Create a safe space for discussion
While the phrase “you can talk to me about anything” is often mentioned, making that a reality does require some effort. Because many people naturally make efforts to avoid any sort of confrontation in their relationships, ensuring that both parties feel that they will be met with a willingness to listen and compromise when necessary is essential. If you and your partner seem to fight every time one of you attempts to bring up something that is bothering you, carve out some time in your schedule to sit down with them and discuss this. During this time, brainstorm a list of things that help you and your partner feel more comfortable about expressing your feelings to one another. From there, you can begin to think of ways to implement those needs into your environment, creating a safer space overall.

Use "I" statements
When conflict arises, it’s easy to give in to the urge to place blame on your partner. However, doing so is more likely to put them on edge and make them more resistant to hearing what you have to say. Using "I" statements is a simple yet effective way to combat this. Unlike "you" statements which can come across as accusatory (e.g., "You never listen to me and I hate it."), "I" statements focus on your specific feelings regarding a specific incident (e.g., "I feel invalidated when you don't listen to what I'm saying"). While they may seem similar, simply making your feelings the focus of the statement is likely to make your partner more receptive to what you have to say.

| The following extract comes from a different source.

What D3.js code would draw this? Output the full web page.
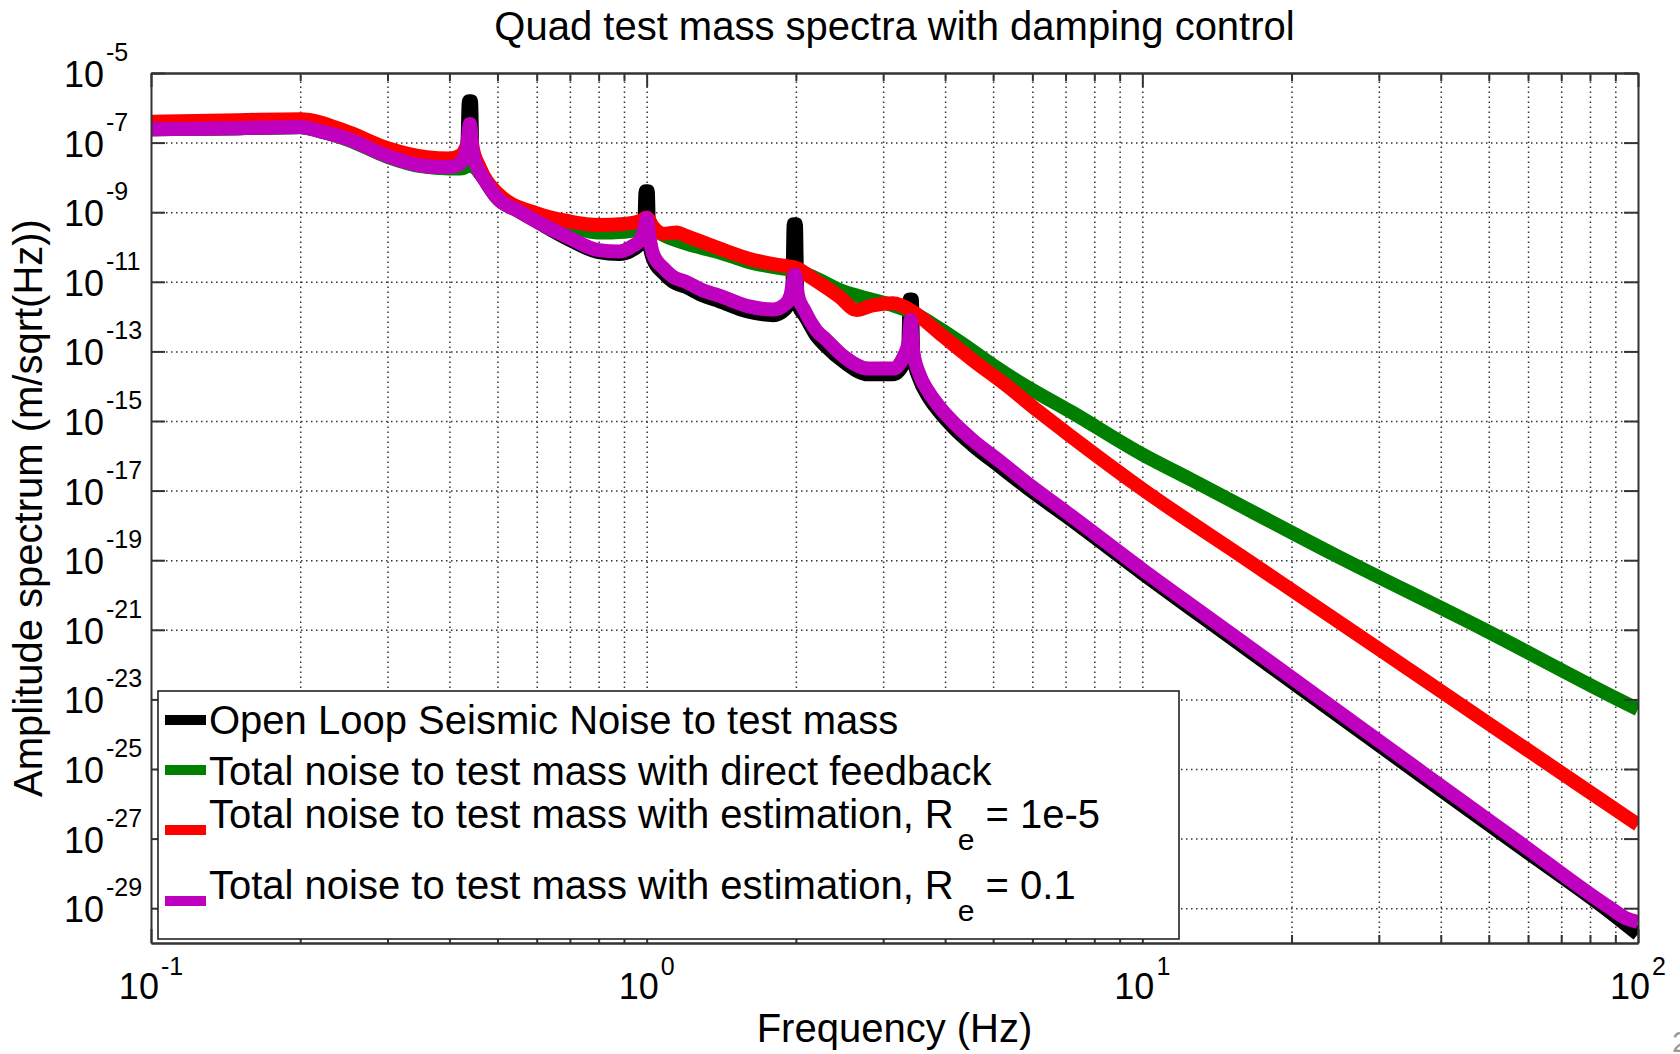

Listen openly and compromise
Despite best intentions, there will be times that you and your partner are unable to see eye to eye on something. Rather than trying to get your partner completely on your side (or vice versa), work with each other to find middle ground. While it isn't always the easiest thing to do, set aside your biases and really make an effort to hear what your partner has to say and try to see things from their point of view. Then, ask them to do the same for you while you share your thoughts and feelings on the matter. From there, start chipping away at the things that are most important to each of you and see if you can find a solution that both of you are content with.

While discussing difficult situations with your partner can sometimes be uncomfortable, doing so will be beneficial to your relationship in the long run. It will take mutual effort and may require a little trial and error before you and your partner are able to work through things effectively, but practice makes perfect.